The Moon Garden, Their Garden is Fumi Imamura’s first solo London exhibition, curated by Julia Tarasyuk. The show takes inspiration from the 8th century legend of Princess Chujo (Chujo Hime) and the Tale of the Bamboo Cutter, a tale from popular Japanese folklore inspired by her life. Having become a nun at the Taima-dera Temple after escaping from her stepmother, Princess Chujo created the beautiful and intricate Taima Mandala, an example of which is in the collection of the British Museum.
Imamura takes much of her inspiration from the form of Princess Chujo’s mandala and its connections with the natural world, both spiritual and earthly. Imamura has loved the stories of Princess Chujo since her childhood and particularly remembers the beautiful images of the Princess pulling threads through lotus stems, dyeing them with pigments from flowers and trees and weaving with them, a technique which clearly inspires her work today.
Imamura’s ethereal practice refers to this constant movement between our world and other worlds. Imamura thinks of each of her botanical works as individual gardens and each piece embodies an element of her personality. Meticulously crafted, tiny floral elements are arranged in surreal shapes that the artist borrows from nature to express her own body and mind, imagining a world with an organic sense of freedom. For Imamura, these gardens offer a safe space from which she is able to engage with others and the world around her.

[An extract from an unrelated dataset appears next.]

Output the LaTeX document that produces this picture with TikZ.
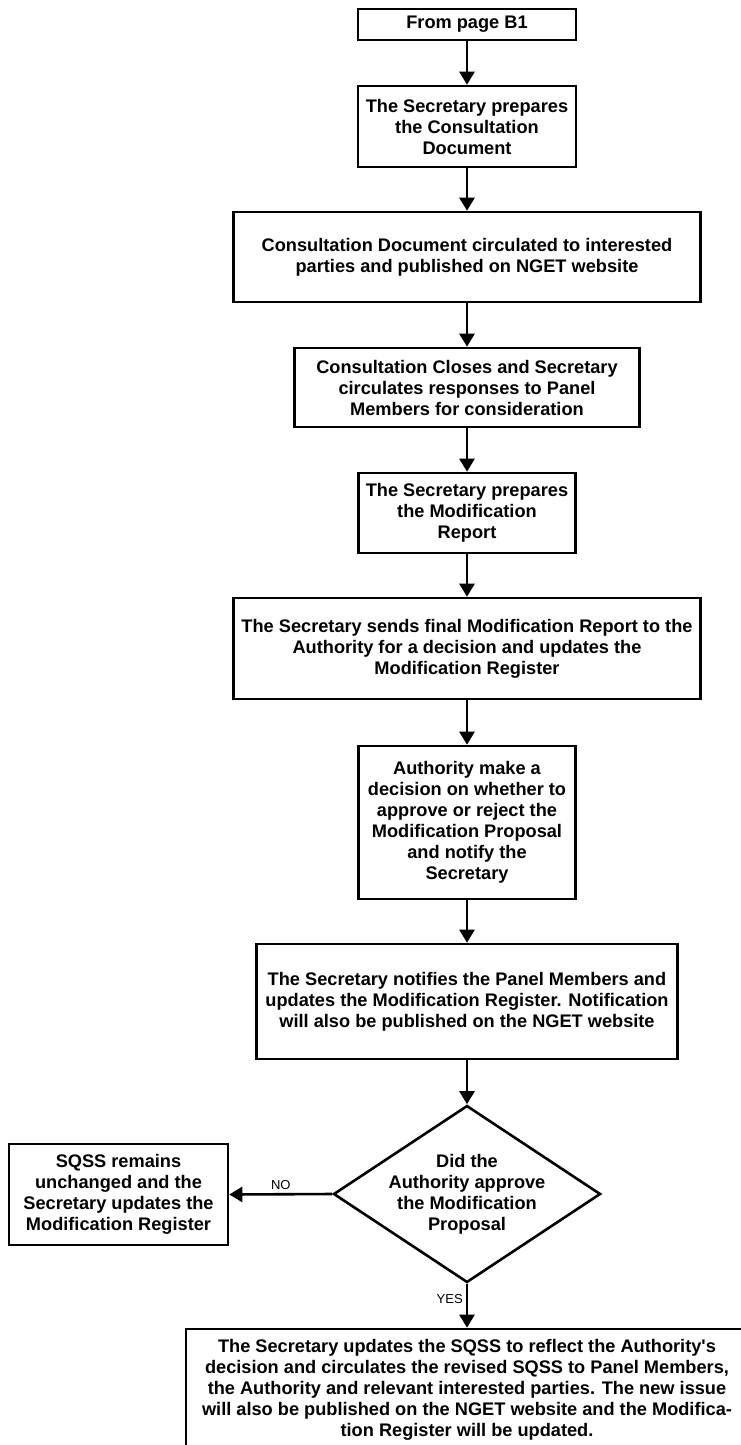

Her larger works have human proportions, implying our subtle connection as humans with alternate worlds, both literal and folkloric. She has a very particular and unique practice using collage and watercolour on paper, her delicate creations resembling dried flowers pressed into the pages of a book, but on a wall-sized scale.
These plants derive their charm not only from their branching, budding, insect-nibbled blossoms and leaves, but also from their poignantly rendered roots. Her works speak to the beauty of the cracked, the faded, and the lovingly preserved.